SET PROBLEM -> Pictures stay out of the copy; set down each line of the listing below exactly.

DATASET EXTRACT ->
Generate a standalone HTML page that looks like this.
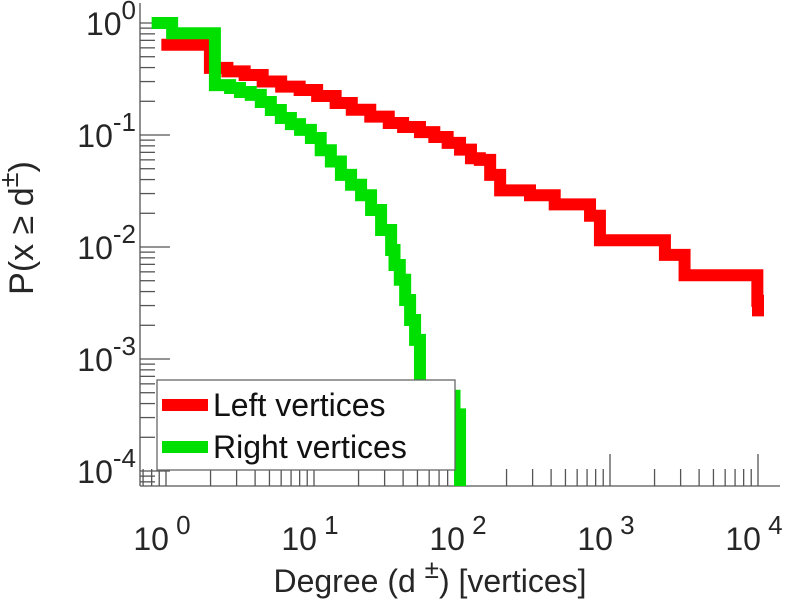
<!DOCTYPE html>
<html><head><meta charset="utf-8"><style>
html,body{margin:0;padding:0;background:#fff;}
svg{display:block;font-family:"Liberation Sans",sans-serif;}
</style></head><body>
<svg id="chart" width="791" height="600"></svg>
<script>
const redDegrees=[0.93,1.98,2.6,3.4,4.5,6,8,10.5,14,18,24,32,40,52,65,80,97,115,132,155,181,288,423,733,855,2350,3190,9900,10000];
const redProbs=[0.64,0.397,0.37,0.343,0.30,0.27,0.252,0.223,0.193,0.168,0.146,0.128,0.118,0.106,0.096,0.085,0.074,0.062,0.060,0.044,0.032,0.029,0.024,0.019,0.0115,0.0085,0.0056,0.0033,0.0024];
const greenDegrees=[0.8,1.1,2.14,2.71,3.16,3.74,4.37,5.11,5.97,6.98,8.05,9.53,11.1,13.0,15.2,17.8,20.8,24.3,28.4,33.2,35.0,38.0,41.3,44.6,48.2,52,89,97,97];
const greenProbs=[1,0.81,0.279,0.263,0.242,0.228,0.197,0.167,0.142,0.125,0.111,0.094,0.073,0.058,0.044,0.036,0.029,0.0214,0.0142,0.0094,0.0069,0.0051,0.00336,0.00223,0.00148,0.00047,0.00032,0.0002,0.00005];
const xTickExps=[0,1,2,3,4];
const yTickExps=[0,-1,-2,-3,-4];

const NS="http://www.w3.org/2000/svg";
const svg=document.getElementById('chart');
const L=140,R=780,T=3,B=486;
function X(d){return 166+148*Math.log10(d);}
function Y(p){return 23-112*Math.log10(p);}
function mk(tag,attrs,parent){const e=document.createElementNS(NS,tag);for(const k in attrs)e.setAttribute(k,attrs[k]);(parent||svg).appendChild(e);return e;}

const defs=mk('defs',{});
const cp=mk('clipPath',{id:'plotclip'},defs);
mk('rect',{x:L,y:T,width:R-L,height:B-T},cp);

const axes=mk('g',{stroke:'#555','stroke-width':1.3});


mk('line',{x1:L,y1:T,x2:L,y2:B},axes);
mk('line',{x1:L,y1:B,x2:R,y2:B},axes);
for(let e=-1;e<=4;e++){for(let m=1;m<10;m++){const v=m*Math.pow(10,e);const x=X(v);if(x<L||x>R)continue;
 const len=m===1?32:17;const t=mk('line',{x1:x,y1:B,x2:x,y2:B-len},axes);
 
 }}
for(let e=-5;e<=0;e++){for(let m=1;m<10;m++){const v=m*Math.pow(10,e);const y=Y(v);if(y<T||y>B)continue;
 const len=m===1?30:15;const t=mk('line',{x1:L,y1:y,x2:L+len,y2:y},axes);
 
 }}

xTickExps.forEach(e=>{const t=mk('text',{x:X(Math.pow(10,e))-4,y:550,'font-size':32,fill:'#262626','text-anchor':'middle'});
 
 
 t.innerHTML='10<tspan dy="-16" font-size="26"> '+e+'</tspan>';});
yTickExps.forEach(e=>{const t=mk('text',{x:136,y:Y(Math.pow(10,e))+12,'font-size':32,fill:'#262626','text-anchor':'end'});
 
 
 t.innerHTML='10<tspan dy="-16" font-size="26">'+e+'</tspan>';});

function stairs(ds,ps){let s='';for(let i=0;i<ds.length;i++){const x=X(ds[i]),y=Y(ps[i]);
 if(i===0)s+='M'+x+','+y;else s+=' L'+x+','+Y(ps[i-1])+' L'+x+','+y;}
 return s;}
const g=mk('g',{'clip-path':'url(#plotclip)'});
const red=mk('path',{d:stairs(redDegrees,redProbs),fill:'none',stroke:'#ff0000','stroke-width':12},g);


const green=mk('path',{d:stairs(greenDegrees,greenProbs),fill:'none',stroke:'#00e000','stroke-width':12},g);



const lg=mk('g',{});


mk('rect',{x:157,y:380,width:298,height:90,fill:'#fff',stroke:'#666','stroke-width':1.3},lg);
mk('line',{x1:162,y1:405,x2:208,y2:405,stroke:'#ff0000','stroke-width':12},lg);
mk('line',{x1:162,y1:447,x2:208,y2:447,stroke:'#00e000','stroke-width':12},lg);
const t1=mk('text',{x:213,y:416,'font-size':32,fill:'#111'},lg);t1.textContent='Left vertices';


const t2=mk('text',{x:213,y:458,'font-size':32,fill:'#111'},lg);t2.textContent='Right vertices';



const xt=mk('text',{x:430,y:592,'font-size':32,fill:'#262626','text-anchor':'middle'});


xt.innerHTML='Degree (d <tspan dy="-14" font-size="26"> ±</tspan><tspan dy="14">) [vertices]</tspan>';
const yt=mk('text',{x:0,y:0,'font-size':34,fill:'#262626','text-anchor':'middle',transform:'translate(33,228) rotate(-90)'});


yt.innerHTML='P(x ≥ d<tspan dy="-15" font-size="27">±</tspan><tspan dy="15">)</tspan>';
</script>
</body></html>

SOLUTION TO THIS EXERCISE ->
Generate a standalone HTML page that looks like this.
<!DOCTYPE html>
<html><head><meta charset="utf-8"><style>
html,body{margin:0;padding:0;background:#fff;}
svg{display:block;font-family:"Liberation Sans",sans-serif;}
</style></head><body>
<svg id="chart" width="791" height="600"></svg>
<script>
const redDegrees=[0.93,1.98,2.6,3.4,4.5,6,8,10.5,14,18,24,32,40,52,65,80,97,115,132,155,181,288,423,733,855,2350,3190,9900,10000];
const redProbs=[0.64,0.397,0.37,0.343,0.30,0.27,0.252,0.223,0.193,0.168,0.146,0.128,0.118,0.106,0.096,0.085,0.074,0.062,0.060,0.044,0.032,0.029,0.024,0.019,0.0115,0.0085,0.0056,0.0033,0.0024];
const greenDegrees=[0.8,1.1,2.14,2.71,3.16,3.74,4.37,5.11,5.97,6.98,8.05,9.53,11.1,13.0,15.2,17.8,20.8,24.3,28.4,33.2,35.0,38.0,41.3,44.6,48.2,52,89,97,97];
const greenProbs=[1,0.81,0.279,0.263,0.242,0.228,0.197,0.167,0.142,0.125,0.111,0.094,0.073,0.058,0.044,0.036,0.029,0.0214,0.0142,0.0094,0.0069,0.0051,0.00336,0.00223,0.00148,0.00047,0.00032,0.0002,0.00005];
const xTickExps=[0,1,2,3,4];
const yTickExps=[0,-1,-2,-3,-4];

const NS="http://www.w3.org/2000/svg";
const svg=document.getElementById('chart');
const L=140,R=780,T=3,B=486;
function X(d){return 166+148*Math.log10(d);}
function Y(p){return 23-112*Math.log10(p);}
function mk(tag,attrs,parent){const e=document.createElementNS(NS,tag);for(const k in attrs)e.setAttribute(k,attrs[k]);(parent||svg).appendChild(e);return e;}

const defs=mk('defs',{});
const cp=mk('clipPath',{id:'plotclip'},defs);
mk('rect',{x:L,y:T,width:R-L,height:B-T},cp);

const axes=mk('g',{stroke:'#555','stroke-width':1.3});


mk('line',{x1:L,y1:T,x2:L,y2:B},axes);
mk('line',{x1:L,y1:B,x2:R,y2:B},axes);
for(let e=-1;e<=4;e++){for(let m=1;m<10;m++){const v=m*Math.pow(10,e);const x=X(v);if(x<L||x>R)continue;
 const len=m===1?32:17;const t=mk('line',{x1:x,y1:B,x2:x,y2:B-len},axes);
 
 }}
for(let e=-5;e<=0;e++){for(let m=1;m<10;m++){const v=m*Math.pow(10,e);const y=Y(v);if(y<T||y>B)continue;
 const len=m===1?30:15;const t=mk('line',{x1:L,y1:y,x2:L+len,y2:y},axes);
 
 }}

xTickExps.forEach(e=>{const t=mk('text',{x:X(Math.pow(10,e))-4,y:550,'font-size':32,fill:'#262626','text-anchor':'middle'});
 
 
 t.innerHTML='10<tspan dy="-16" font-size="26"> '+e+'</tspan>';});
yTickExps.forEach(e=>{const t=mk('text',{x:136,y:Y(Math.pow(10,e))+12,'font-size':32,fill:'#262626','text-anchor':'end'});
 
 
 t.innerHTML='10<tspan dy="-16" font-size="26">'+e+'</tspan>';});

function stairs(ds,ps){let s='';for(let i=0;i<ds.length;i++){const x=X(ds[i]),y=Y(ps[i]);
 if(i===0)s+='M'+x+','+y;else s+=' L'+x+','+Y(ps[i-1])+' L'+x+','+y;}
 return s;}
const g=mk('g',{'clip-path':'url(#plotclip)'});
const red=mk('path',{d:stairs(redDegrees,redProbs),fill:'none',stroke:'#ff0000','stroke-width':12},g);


const green=mk('path',{d:stairs(greenDegrees,greenProbs),fill:'none',stroke:'#00e000','stroke-width':12},g);



const lg=mk('g',{});


mk('rect',{x:157,y:380,width:298,height:90,fill:'#fff',stroke:'#666','stroke-width':1.3},lg);
mk('line',{x1:162,y1:405,x2:208,y2:405,stroke:'#ff0000','stroke-width':12},lg);
mk('line',{x1:162,y1:447,x2:208,y2:447,stroke:'#00e000','stroke-width':12},lg);
const t1=mk('text',{x:213,y:416,'font-size':32,fill:'#111'},lg);t1.textContent='Left vertices';


const t2=mk('text',{x:213,y:458,'font-size':32,fill:'#111'},lg);t2.textContent='Right vertices';



const xt=mk('text',{x:430,y:592,'font-size':32,fill:'#262626','text-anchor':'middle'});


xt.innerHTML='Degree (d <tspan dy="-14" font-size="26"> ±</tspan><tspan dy="14">) [vertices]</tspan>';
const yt=mk('text',{x:0,y:0,'font-size':34,fill:'#262626','text-anchor':'middle',transform:'translate(33,228) rotate(-90)'});


yt.innerHTML='P(x ≥ d<tspan dy="-15" font-size="27">±</tspan><tspan dy="15">)</tspan>';
</script>
</body></html>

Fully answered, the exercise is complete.